Reproduce the lines exactly, beginning with the line that has "What seaborn and" and ending with the line that has "from matplotlib.ticker import". Images are left out.

— BEGIN —

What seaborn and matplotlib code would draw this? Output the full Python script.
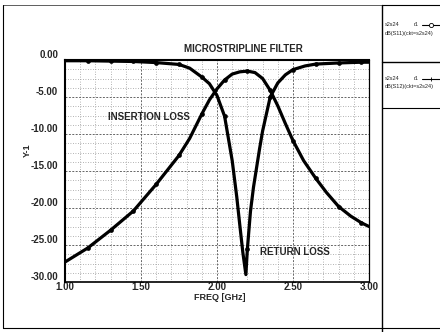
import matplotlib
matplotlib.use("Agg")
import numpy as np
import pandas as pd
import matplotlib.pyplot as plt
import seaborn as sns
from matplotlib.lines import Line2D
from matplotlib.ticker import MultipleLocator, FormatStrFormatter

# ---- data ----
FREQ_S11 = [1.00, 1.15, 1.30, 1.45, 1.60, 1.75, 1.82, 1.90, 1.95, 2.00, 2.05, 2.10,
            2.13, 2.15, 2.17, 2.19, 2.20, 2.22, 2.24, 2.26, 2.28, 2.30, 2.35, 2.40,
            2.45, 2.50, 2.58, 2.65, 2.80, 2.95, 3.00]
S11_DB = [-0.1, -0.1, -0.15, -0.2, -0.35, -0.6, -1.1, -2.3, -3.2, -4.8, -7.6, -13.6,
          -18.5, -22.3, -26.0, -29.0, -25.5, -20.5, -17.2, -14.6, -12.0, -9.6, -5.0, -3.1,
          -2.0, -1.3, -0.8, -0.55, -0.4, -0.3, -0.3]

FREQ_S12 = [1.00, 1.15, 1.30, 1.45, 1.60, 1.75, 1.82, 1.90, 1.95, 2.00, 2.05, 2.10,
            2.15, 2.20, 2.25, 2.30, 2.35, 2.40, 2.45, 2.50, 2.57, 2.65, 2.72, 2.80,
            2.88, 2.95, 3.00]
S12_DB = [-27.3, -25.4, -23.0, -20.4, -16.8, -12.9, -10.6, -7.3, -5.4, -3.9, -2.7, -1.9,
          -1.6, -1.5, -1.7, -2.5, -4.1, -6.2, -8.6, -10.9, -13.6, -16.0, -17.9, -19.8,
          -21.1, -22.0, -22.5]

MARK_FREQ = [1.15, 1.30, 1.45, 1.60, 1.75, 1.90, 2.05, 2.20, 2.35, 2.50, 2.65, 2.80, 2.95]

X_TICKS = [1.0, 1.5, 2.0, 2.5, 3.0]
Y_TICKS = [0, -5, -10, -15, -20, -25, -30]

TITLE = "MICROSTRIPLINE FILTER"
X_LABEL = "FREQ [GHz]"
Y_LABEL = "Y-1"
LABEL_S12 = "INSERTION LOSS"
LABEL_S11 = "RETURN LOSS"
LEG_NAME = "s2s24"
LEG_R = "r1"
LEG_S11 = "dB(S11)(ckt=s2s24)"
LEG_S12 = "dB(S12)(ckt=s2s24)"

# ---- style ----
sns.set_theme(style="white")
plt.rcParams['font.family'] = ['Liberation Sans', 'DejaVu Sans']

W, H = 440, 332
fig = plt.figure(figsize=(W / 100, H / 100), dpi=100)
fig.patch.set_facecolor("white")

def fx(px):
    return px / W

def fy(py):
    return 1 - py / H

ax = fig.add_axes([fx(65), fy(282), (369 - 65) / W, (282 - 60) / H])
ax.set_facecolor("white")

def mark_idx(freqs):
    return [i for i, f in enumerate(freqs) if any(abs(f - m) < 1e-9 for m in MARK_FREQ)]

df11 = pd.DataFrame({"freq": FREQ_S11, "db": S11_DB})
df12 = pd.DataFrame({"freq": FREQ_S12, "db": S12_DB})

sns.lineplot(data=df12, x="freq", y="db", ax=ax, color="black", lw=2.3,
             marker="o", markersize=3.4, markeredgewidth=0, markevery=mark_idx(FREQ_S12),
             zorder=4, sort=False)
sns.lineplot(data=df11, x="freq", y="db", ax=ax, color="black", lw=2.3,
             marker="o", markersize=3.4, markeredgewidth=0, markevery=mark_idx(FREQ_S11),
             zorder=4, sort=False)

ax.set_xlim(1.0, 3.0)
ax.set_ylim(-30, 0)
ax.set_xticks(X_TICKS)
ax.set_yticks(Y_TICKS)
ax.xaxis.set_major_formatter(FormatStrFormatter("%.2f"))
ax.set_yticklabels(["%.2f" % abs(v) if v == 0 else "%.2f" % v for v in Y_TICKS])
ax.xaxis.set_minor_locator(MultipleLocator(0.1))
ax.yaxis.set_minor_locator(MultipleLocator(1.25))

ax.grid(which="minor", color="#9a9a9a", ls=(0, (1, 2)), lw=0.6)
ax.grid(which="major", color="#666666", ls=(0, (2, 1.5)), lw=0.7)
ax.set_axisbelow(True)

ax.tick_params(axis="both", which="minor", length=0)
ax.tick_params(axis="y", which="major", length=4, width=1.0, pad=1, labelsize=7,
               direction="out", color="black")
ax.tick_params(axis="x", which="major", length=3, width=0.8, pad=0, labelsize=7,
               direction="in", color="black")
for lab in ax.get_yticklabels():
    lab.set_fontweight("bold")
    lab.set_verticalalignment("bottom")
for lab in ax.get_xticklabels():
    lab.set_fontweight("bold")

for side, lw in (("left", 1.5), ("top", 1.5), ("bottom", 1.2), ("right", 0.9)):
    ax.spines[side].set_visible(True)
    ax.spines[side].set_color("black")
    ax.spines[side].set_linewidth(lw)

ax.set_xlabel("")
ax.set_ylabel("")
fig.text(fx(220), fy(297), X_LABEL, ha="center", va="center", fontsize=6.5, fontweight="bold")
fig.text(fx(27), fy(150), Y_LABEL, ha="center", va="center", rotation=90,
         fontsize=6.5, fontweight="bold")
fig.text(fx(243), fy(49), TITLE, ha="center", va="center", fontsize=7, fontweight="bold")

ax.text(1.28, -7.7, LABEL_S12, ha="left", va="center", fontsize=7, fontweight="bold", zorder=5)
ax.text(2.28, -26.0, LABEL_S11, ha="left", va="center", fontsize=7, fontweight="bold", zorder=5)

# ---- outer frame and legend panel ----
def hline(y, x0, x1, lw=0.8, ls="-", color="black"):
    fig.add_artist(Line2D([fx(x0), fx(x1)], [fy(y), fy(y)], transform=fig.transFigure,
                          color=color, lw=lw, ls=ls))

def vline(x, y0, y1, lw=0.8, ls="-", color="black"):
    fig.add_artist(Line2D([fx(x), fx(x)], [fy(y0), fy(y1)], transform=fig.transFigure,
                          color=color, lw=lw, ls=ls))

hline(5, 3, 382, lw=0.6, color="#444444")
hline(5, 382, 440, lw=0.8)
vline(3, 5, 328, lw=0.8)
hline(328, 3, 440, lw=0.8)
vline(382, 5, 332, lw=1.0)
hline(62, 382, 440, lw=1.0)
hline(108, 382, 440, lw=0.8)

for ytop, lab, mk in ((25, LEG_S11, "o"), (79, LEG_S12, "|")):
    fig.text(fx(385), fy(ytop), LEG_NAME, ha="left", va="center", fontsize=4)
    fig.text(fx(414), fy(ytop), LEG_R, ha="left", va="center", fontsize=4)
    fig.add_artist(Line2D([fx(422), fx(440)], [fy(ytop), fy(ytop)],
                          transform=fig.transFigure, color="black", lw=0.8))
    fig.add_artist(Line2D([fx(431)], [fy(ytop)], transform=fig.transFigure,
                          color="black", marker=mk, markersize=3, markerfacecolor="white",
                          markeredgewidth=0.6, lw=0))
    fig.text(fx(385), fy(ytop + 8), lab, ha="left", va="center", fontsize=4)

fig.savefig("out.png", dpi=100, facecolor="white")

— END —
— BEGIN —

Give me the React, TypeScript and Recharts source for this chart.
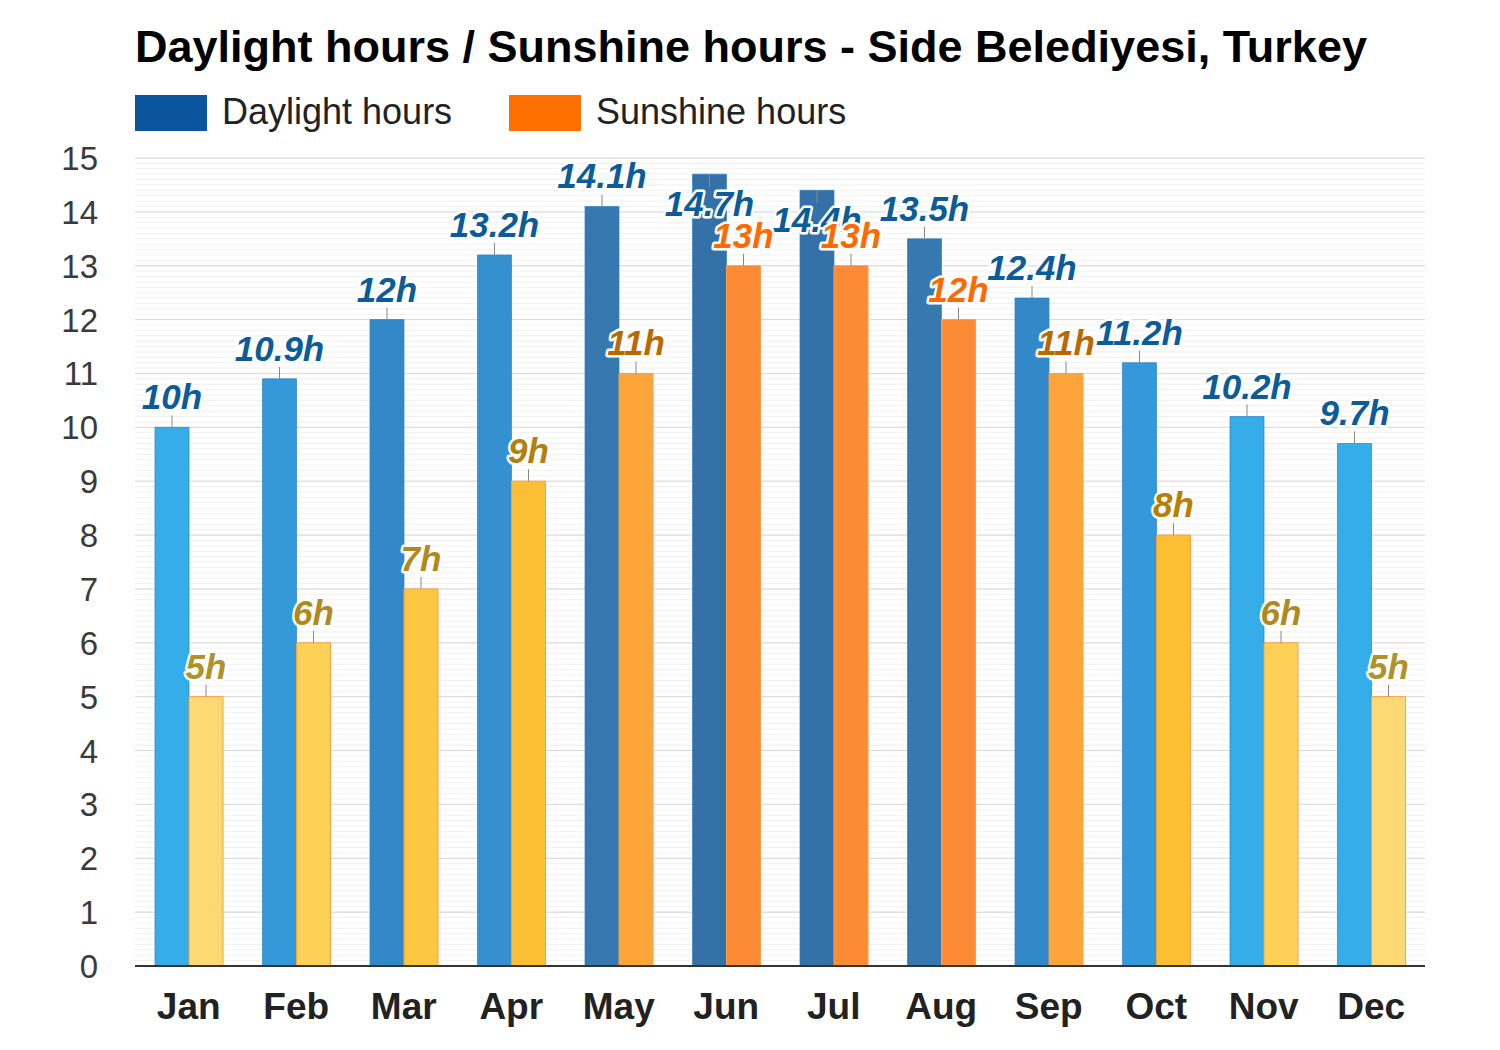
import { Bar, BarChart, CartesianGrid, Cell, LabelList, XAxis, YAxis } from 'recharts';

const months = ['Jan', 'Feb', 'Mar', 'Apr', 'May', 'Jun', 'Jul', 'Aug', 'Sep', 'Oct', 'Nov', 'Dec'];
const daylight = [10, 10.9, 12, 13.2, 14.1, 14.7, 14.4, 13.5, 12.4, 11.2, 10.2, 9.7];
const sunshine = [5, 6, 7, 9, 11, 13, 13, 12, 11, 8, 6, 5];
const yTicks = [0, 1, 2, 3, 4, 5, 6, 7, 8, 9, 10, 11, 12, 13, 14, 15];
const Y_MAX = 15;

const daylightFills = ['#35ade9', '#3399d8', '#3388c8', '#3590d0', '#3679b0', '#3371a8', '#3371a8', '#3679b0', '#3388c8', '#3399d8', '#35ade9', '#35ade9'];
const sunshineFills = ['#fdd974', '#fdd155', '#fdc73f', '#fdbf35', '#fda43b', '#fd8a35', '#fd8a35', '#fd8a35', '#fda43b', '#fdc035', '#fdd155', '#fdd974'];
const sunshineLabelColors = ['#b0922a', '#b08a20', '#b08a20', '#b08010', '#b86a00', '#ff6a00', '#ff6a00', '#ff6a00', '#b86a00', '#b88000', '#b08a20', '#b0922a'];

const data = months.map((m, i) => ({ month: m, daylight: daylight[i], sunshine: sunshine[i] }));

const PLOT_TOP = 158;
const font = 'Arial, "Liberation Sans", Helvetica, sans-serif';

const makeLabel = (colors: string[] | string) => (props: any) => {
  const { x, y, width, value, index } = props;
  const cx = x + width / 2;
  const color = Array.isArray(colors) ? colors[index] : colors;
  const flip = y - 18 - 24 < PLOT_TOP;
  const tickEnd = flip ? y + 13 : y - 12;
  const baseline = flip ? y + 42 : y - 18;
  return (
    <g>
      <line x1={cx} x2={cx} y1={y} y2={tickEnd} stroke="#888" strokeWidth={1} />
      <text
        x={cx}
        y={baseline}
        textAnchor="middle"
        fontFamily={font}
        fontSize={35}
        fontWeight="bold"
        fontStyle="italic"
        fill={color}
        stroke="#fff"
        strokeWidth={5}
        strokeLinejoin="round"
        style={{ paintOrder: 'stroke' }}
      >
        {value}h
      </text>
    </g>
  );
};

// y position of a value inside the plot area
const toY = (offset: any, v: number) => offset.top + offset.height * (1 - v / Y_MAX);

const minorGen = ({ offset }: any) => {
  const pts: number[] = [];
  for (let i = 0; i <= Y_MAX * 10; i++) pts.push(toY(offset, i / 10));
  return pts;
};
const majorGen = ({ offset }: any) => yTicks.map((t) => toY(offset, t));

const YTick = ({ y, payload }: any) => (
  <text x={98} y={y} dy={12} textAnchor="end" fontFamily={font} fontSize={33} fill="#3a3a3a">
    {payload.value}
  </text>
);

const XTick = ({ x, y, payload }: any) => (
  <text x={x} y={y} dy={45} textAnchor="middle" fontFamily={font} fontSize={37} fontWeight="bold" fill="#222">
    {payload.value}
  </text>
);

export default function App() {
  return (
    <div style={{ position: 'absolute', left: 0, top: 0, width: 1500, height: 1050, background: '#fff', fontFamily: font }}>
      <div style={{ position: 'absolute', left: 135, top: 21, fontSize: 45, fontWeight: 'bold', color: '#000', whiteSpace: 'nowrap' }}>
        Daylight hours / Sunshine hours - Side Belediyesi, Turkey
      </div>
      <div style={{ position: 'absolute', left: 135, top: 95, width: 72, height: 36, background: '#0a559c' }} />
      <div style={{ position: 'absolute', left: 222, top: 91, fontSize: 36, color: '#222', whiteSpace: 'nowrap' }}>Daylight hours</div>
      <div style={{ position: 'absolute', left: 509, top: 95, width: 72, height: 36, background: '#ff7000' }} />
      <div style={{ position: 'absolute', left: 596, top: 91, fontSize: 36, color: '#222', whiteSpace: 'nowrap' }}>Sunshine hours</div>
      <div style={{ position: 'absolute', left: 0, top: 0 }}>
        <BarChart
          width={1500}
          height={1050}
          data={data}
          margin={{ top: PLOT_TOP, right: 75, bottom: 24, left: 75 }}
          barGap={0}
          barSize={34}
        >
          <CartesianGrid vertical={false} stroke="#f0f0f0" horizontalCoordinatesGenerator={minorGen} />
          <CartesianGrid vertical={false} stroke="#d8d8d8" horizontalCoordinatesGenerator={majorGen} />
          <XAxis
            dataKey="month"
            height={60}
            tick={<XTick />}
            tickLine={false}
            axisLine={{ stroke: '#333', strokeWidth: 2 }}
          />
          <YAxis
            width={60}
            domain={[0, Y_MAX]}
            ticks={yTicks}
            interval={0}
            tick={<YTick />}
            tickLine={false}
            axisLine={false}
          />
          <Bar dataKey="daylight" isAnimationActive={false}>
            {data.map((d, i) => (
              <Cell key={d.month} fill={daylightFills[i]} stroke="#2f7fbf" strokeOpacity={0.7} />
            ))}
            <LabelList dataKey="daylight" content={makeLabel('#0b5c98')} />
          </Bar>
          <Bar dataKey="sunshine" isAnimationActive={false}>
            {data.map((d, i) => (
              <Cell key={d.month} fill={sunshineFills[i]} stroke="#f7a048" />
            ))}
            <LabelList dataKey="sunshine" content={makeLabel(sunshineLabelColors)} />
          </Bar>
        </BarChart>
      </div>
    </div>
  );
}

— END —
— BEGIN —

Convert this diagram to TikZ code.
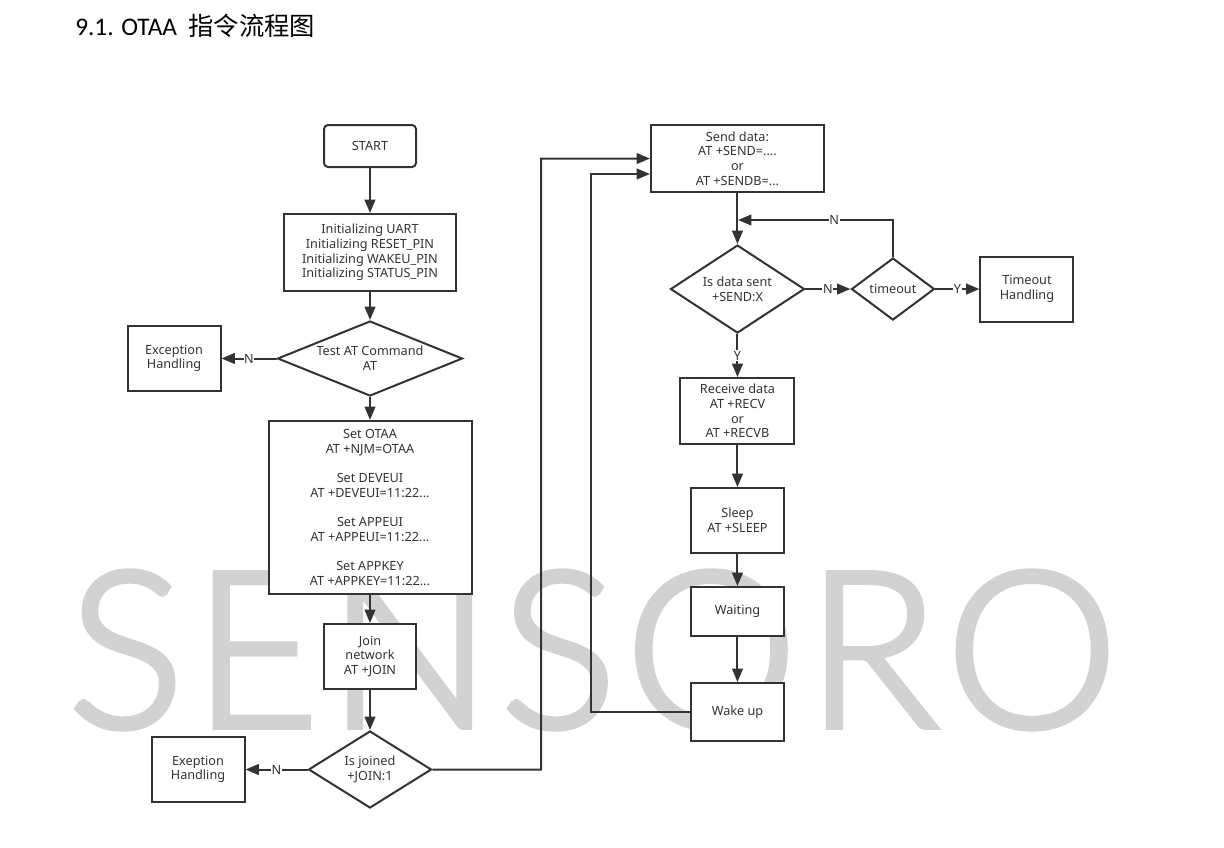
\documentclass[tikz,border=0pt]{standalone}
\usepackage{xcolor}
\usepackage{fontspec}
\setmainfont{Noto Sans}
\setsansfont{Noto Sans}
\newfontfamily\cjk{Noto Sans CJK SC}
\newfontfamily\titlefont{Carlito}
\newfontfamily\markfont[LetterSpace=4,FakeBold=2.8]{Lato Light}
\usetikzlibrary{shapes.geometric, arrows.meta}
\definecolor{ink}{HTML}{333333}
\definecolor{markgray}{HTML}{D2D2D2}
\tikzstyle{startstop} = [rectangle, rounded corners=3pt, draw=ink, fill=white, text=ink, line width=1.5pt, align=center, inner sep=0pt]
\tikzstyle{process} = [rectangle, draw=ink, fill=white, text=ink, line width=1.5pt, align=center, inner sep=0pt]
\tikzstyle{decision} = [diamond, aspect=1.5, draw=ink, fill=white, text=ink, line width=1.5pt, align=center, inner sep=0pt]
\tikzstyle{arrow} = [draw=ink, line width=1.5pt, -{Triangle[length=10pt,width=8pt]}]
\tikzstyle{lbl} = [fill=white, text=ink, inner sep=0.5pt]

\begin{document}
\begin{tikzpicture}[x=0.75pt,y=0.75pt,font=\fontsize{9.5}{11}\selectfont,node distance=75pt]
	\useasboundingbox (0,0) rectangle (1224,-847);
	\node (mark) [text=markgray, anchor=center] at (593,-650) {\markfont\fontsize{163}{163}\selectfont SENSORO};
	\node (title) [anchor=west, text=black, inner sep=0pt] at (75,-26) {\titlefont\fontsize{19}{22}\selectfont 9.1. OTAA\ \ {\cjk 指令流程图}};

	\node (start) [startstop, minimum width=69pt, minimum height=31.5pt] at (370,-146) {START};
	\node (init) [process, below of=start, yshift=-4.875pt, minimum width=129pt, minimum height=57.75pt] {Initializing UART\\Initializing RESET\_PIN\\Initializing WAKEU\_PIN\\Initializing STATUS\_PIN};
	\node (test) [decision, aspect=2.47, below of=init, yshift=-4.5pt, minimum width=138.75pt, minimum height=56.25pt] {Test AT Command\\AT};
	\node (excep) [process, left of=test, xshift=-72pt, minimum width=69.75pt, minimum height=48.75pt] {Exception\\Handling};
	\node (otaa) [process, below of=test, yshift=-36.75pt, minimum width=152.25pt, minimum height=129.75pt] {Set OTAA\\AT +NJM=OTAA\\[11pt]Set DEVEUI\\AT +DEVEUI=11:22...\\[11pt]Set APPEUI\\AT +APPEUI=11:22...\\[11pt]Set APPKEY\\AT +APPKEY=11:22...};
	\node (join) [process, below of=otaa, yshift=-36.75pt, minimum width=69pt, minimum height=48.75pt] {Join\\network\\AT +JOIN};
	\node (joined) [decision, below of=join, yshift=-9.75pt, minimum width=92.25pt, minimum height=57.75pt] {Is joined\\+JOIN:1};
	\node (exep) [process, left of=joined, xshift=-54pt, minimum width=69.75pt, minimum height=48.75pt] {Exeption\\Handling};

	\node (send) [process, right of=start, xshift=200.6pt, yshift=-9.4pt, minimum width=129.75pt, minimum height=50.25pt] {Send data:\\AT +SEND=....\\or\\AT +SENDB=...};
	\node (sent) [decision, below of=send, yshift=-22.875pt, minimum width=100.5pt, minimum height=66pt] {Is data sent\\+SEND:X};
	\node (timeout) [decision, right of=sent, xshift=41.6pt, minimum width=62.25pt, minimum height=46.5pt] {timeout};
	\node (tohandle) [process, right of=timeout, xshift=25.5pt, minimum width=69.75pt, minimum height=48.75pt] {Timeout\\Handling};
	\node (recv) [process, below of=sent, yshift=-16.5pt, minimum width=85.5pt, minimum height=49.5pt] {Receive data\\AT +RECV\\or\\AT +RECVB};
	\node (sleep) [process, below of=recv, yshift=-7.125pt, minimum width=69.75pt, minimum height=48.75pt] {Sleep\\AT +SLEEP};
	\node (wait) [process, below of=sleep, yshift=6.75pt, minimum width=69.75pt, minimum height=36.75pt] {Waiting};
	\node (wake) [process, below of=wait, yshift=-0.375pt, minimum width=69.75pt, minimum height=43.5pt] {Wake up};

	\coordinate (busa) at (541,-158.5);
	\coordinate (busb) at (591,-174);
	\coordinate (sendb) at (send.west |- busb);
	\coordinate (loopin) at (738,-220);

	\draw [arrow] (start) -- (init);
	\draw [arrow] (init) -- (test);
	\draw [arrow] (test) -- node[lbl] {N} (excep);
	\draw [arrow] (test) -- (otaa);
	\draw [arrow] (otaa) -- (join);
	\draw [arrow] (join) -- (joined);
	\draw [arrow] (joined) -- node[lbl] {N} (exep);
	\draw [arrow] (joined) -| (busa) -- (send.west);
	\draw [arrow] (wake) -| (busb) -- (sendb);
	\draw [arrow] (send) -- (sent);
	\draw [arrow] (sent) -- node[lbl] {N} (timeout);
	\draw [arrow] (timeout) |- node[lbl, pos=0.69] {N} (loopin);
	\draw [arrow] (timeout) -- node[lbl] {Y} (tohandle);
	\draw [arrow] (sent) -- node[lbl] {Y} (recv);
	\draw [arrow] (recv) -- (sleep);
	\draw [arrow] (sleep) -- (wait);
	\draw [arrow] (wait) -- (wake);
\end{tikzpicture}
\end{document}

— END —

▸ Finished task
What seaborn and matplotlib code would draw this? Output the full Python script.
import matplotlib
matplotlib.use("Agg")
import numpy as np
import pandas as pd
import matplotlib.pyplot as plt
import seaborn as sns
from matplotlib.lines import Line2D
from matplotlib.ticker import MultipleLocator, FormatStrFormatter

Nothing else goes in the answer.